>> BEGIN DATA LISTING

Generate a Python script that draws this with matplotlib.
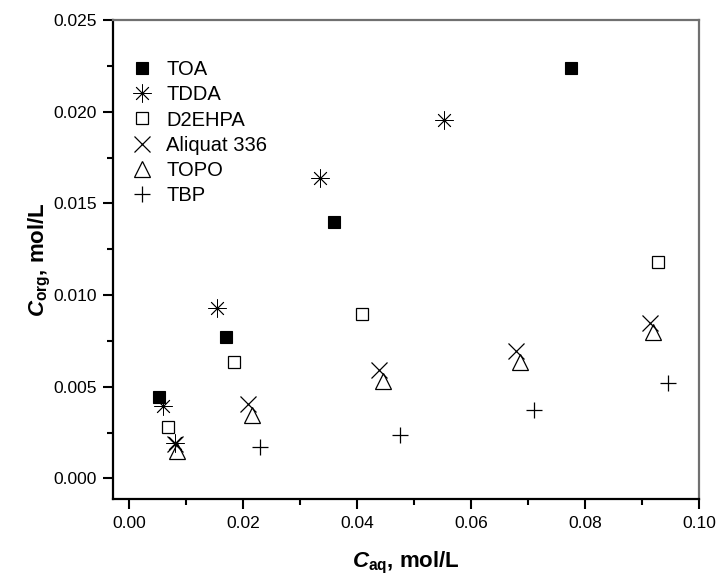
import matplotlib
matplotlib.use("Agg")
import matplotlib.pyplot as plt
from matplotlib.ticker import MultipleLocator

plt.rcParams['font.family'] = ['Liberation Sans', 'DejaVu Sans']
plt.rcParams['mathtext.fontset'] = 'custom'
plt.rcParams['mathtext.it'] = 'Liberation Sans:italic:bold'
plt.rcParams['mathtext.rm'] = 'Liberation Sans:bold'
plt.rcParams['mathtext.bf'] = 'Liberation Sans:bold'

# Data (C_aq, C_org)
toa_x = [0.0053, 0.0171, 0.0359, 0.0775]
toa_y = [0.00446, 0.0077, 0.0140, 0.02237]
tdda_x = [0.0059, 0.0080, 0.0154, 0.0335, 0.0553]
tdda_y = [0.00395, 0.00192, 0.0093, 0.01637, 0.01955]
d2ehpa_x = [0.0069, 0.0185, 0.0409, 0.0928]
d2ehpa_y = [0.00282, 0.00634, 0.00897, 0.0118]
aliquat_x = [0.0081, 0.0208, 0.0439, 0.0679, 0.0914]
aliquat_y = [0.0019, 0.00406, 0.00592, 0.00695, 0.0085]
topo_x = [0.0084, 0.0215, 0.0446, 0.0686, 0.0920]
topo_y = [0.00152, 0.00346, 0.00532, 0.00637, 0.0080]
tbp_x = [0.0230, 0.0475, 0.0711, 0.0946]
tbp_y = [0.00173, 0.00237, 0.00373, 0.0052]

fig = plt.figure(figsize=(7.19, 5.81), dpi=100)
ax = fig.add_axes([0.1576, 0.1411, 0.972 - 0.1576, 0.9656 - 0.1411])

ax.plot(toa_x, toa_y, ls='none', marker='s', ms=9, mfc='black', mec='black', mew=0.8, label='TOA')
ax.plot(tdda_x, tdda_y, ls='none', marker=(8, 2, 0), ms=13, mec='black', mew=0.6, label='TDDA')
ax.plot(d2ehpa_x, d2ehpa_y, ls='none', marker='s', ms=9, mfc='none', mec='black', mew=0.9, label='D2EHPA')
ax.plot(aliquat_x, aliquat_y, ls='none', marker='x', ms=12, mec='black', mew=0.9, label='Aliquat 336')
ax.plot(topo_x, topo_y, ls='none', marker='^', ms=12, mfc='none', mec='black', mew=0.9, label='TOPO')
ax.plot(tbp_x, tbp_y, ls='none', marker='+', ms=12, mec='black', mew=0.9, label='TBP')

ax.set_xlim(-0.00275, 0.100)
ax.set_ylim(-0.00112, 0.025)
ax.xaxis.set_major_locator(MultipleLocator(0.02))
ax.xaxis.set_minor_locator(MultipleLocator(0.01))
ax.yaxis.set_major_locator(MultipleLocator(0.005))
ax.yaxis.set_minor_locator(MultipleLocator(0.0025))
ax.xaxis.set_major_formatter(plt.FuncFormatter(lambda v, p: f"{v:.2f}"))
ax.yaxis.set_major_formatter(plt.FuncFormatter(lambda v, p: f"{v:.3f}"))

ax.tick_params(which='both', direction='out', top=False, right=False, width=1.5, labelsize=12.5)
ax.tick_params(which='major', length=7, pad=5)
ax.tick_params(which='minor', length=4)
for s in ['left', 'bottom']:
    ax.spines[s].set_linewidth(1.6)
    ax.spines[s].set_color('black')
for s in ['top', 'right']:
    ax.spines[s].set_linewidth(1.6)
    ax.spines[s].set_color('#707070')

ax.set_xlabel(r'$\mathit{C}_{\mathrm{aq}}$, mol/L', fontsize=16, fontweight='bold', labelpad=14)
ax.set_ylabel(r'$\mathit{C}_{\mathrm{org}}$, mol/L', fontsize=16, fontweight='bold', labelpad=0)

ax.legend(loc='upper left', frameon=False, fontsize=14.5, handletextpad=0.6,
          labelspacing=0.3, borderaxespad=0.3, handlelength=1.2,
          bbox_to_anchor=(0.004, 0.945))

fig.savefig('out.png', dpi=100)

>> END DATA LISTING
>> BEGIN DATA LISTING

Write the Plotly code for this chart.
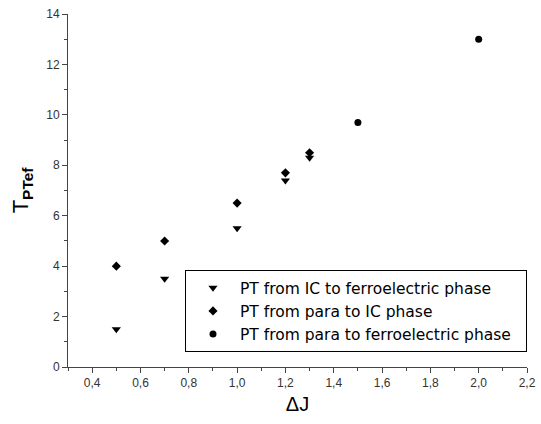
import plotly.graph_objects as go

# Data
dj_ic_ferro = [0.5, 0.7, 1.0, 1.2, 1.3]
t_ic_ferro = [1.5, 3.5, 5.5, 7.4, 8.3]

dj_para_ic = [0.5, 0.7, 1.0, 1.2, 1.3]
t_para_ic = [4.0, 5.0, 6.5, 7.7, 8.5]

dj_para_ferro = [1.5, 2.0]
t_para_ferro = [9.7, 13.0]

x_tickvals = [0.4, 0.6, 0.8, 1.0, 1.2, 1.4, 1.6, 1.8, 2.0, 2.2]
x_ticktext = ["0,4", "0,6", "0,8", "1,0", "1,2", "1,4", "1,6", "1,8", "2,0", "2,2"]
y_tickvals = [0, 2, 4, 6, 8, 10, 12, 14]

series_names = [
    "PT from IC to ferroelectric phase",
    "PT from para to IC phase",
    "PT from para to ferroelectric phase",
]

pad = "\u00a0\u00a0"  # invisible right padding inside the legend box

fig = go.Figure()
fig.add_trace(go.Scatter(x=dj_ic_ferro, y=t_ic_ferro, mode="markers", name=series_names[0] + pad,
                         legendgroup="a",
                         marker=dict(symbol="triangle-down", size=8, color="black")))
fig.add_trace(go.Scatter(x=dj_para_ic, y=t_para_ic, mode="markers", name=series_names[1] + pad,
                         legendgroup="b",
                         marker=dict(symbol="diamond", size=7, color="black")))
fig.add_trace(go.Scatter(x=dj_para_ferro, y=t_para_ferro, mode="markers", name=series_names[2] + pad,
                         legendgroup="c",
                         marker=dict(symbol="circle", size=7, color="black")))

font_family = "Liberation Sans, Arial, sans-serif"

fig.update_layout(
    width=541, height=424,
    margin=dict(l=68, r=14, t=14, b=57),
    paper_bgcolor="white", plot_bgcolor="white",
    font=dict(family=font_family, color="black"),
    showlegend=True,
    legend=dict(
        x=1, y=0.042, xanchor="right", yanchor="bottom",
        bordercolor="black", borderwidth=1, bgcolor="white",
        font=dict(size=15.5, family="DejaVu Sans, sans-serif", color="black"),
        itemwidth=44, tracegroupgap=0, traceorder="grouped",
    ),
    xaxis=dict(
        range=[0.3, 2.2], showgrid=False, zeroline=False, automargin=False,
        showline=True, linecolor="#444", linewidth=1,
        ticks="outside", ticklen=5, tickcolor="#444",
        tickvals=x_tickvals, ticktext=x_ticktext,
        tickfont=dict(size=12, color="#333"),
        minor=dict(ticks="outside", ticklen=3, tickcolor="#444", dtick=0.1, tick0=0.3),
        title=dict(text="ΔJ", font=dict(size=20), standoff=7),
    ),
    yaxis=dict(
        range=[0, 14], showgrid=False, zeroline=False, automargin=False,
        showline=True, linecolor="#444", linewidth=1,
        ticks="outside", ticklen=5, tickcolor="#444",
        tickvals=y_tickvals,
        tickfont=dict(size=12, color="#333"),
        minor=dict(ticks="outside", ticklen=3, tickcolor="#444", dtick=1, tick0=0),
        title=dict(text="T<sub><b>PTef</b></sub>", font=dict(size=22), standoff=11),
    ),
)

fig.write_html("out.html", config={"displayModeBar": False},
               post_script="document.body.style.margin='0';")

>> END DATA LISTING

WRITTEN REQUEST » Locate the lines above that contain "matplotlib" and copy them.

EXERCISE SOLUTION »
Generate a Python script that draws this with matplotlib.
import matplotlib
matplotlib.use("Agg")
import matplotlib.pyplot as plt
from matplotlib.ticker import MultipleLocator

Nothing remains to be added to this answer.